- Born: March 5, 1834 Lincoln County, Tennessee
- Died: Unknown (c. 1870) Unknown (possibly Mexico)
- Allegiance: Confederate States of America
- Branch: Confederate States Army
- Service years: 1861–1865
- Rank: Colonel
- Unit: Company A, Arizona Rangers
- Conflicts: American Civil War Arizona Campaign Battle of Picacho Pass; Second Battle of Dragoon Springs; Second Battle of Mesilla; Second Bayou Teche Campaign Red River Campaign

= Sherod Hunter =

Confederate Army officer

Sherod Hunter (March 5, 1834 – ?) was the commander of the Confederate unit operating against Union Army forces in present-day Arizona during the American Civil War. He later commanded various Confederate cavalry units elsewhere in the Trans-Mississippi Theater.

==Early life==
Sherod Hunter was born on March 5, 1834, in Lincoln County, Tennessee, but was orphaned in 1840 and raised by various relatives. In November 1855, Hunter married the daughter of his business partner, Thomas Goodrich, with whom he operated a grocery business. On March 3, 1857, a son was born to Hunter and his wife. However, weakened by the hard childbirth, his wife died ten days later, on Friday, March 13, 1857; his son died soon afterward on July 6.
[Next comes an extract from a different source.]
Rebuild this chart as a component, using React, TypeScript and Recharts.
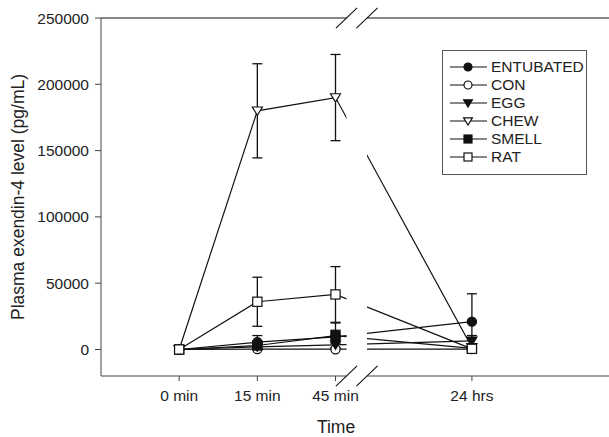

Following this double tragedy, Hunter sold his interest in his business to his father-in-law and left Tennessee. About 1858 or 1859, he settled and began to farm land beside the Mimbres River, near Mowry City in Doña Ana County (now Luna County), New Mexico Territory.

==Civil War==
Hunter began his service with the Confederacy in May 1861, after local Apaches drove him from his farm in southwestern New Mexico. He joined Captain George Frazer's Company of Arizona Rangers and was promoted Lieutenant of the unit on August 1, 1861. The company was part of a battalion of Texas troops under Colonel John R. Baylor, which had recently occupied the town of Mesilla, New Mexico. In January 1862, Hunter, having risen to the rank of captain, was sent west at the head of Company A, Arizona Rangers by General Henry Hopkins Sibley, who was preparing an invasion of New Mexico from Texas. Hunter's destination was Tucson, Arizona, and his mission was to protect its pro-Confederate citizens from Apache raids and to watch for any Union forces advancing from California.

Hunter's 54-man detachment, along with Colonel James Riley and a small escort traveling to Mexico on Sibley's behalf, arrived in Tucson on February 28, 1862, and established Confederate occupation of the town. Hunter's men fought engagements against the California Column at Stanwix Station and Picacho Pass before retreating east to Texas in May 1862. During the retreat, four of Hunter's men were killed by Apaches in the Dragoon Mountains at the First Battle of Dragoon Springs. Hunter retaliated four days later at the Second Battle of Dragoon Springs. The Confederate retreat from Arizona was followed by the Union reoccupation of Tucson on May 20.

Hunter rejoined Sibley's army after its failed New Mexico invasion, seeing further service in Texas and Louisiana. On June 23, 1863, Hunter, now a major in the Confederate Army, took part in a successful attack on Union troops at Brashear City, Louisiana; the Union force surrendered to Hunter after a brief resistance.